• **Goal of the exercise**: The line containing "Arial, Helvetica, sans-serif';" marks the end: extract everything from the first line of the data through that line, exactly, with no pictures.

• **Dataset excerpt**:
============================================================

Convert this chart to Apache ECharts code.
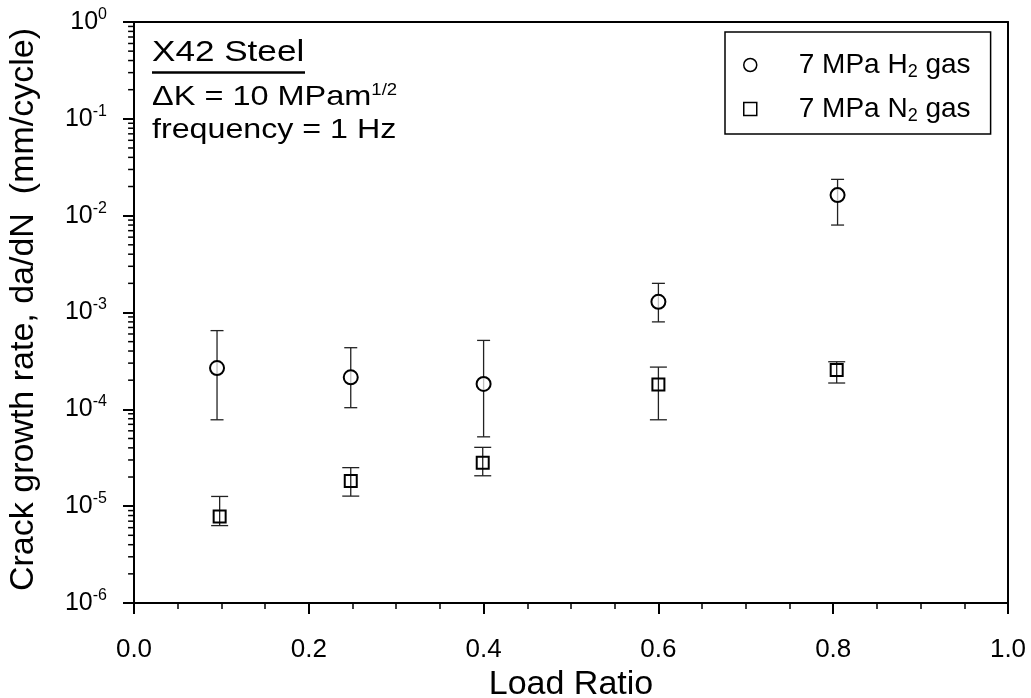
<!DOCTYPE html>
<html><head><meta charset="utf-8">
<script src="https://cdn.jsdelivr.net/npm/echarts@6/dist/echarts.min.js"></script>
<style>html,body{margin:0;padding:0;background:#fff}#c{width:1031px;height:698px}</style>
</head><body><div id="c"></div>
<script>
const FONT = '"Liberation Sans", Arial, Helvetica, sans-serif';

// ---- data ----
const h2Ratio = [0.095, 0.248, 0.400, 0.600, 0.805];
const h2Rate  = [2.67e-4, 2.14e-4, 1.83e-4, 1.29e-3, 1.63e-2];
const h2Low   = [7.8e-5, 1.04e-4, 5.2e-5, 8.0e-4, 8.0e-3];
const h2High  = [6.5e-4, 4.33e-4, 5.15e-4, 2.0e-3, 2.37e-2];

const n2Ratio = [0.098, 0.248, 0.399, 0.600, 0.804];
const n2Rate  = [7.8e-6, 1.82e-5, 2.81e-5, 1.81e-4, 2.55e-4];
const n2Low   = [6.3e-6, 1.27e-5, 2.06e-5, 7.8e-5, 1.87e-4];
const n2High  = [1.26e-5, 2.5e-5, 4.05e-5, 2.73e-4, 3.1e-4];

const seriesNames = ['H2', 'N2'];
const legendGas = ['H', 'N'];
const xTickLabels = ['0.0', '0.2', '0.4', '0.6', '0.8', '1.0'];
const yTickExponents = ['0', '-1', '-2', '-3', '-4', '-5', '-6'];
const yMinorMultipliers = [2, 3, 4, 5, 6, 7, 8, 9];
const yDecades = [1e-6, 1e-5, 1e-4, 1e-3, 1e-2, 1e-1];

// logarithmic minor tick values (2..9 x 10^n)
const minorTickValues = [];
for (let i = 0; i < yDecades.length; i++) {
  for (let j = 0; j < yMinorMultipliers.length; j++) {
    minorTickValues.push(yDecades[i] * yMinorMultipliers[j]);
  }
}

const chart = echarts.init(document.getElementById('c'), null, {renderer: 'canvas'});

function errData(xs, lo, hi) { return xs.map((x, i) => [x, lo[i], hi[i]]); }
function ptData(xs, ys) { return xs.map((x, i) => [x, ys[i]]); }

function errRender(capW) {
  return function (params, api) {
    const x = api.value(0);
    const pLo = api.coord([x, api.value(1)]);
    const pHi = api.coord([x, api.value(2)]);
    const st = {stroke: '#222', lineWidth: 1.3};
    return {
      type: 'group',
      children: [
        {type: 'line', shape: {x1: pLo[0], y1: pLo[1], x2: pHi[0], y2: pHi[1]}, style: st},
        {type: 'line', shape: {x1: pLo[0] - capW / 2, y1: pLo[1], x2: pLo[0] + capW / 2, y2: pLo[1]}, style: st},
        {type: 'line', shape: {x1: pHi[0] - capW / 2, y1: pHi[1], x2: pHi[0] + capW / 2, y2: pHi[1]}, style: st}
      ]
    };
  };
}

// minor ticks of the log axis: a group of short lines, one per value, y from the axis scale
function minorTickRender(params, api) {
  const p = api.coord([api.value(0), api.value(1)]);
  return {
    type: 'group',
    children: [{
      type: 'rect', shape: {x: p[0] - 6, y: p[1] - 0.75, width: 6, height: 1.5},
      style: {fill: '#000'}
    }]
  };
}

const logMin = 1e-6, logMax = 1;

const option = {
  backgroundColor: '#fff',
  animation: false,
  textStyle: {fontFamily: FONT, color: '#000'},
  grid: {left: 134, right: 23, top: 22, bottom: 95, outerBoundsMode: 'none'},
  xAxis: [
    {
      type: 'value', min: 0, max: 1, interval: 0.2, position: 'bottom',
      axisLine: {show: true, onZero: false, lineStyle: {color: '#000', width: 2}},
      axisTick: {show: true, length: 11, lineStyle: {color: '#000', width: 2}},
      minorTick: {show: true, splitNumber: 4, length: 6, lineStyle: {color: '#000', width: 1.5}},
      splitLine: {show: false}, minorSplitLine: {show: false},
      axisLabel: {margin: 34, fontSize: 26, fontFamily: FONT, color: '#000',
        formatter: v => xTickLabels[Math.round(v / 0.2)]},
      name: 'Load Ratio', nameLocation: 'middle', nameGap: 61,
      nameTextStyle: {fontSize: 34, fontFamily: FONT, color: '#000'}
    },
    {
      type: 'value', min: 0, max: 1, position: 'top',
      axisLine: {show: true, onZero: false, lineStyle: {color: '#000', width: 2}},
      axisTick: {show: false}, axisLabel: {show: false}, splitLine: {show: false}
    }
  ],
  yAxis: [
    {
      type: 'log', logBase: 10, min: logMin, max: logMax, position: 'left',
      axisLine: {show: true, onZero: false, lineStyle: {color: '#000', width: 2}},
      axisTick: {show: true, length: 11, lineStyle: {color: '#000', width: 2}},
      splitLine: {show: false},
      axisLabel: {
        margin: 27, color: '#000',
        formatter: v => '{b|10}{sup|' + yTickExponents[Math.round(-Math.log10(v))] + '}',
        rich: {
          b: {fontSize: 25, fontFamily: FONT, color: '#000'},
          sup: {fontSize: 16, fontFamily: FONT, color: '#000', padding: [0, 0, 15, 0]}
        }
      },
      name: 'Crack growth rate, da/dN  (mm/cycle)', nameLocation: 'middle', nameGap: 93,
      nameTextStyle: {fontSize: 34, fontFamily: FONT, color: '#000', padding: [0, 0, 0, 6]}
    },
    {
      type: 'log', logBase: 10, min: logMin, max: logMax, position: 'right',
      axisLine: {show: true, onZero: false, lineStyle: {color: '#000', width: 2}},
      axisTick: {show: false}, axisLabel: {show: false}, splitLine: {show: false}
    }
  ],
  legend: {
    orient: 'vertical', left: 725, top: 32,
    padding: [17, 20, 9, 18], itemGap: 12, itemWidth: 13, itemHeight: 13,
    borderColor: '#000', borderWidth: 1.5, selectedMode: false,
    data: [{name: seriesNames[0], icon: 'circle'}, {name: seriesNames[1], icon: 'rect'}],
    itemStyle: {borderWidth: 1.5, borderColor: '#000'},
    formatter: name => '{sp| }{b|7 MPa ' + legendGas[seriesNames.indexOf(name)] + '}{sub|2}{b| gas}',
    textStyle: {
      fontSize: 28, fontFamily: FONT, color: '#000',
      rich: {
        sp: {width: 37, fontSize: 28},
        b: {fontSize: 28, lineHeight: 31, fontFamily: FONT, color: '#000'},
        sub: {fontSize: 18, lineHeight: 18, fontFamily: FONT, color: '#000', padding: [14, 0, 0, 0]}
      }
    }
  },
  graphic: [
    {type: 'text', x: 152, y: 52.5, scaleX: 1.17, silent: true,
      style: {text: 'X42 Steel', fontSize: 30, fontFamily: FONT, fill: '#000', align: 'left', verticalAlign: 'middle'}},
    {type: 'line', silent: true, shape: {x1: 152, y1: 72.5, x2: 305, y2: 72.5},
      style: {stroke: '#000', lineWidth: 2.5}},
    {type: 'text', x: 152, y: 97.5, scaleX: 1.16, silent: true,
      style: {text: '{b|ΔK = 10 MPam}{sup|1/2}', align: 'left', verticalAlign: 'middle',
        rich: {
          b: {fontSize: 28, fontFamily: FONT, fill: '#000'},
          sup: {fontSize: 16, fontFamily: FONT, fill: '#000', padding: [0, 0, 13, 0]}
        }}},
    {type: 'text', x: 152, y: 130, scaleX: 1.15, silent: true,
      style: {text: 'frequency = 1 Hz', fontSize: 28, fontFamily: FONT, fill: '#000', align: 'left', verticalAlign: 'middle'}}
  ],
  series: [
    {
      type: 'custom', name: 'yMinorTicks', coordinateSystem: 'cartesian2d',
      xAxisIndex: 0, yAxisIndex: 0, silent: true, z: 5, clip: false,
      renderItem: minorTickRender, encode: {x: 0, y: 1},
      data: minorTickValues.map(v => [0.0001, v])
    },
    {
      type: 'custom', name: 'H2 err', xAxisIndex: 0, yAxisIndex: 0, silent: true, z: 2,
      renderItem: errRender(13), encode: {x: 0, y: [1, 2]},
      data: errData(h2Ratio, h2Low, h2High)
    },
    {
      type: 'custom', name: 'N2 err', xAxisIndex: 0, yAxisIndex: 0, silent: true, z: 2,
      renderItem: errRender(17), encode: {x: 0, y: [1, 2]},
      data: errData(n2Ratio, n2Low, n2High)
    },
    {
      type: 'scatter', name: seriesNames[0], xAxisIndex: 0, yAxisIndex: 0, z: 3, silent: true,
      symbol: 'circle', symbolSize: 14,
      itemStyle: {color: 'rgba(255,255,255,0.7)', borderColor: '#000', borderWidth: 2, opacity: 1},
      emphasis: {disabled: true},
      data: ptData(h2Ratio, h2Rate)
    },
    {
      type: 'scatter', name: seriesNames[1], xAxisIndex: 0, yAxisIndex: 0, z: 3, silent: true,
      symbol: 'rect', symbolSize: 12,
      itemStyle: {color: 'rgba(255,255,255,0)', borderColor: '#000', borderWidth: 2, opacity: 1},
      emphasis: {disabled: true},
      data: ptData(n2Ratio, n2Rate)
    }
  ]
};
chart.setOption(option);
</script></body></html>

============================================================

• **Task output**:
Convert this chart to Apache ECharts code.
<!DOCTYPE html>
<html><head><meta charset="utf-8">
<script src="https://cdn.jsdelivr.net/npm/echarts@6/dist/echarts.min.js"></script>
<style>html,body{margin:0;padding:0;background:#fff}#c{width:1031px;height:698px}</style>
</head><body><div id="c"></div>
<script>
const FONT = '"Liberation Sans", Arial, Helvetica, sans-serif';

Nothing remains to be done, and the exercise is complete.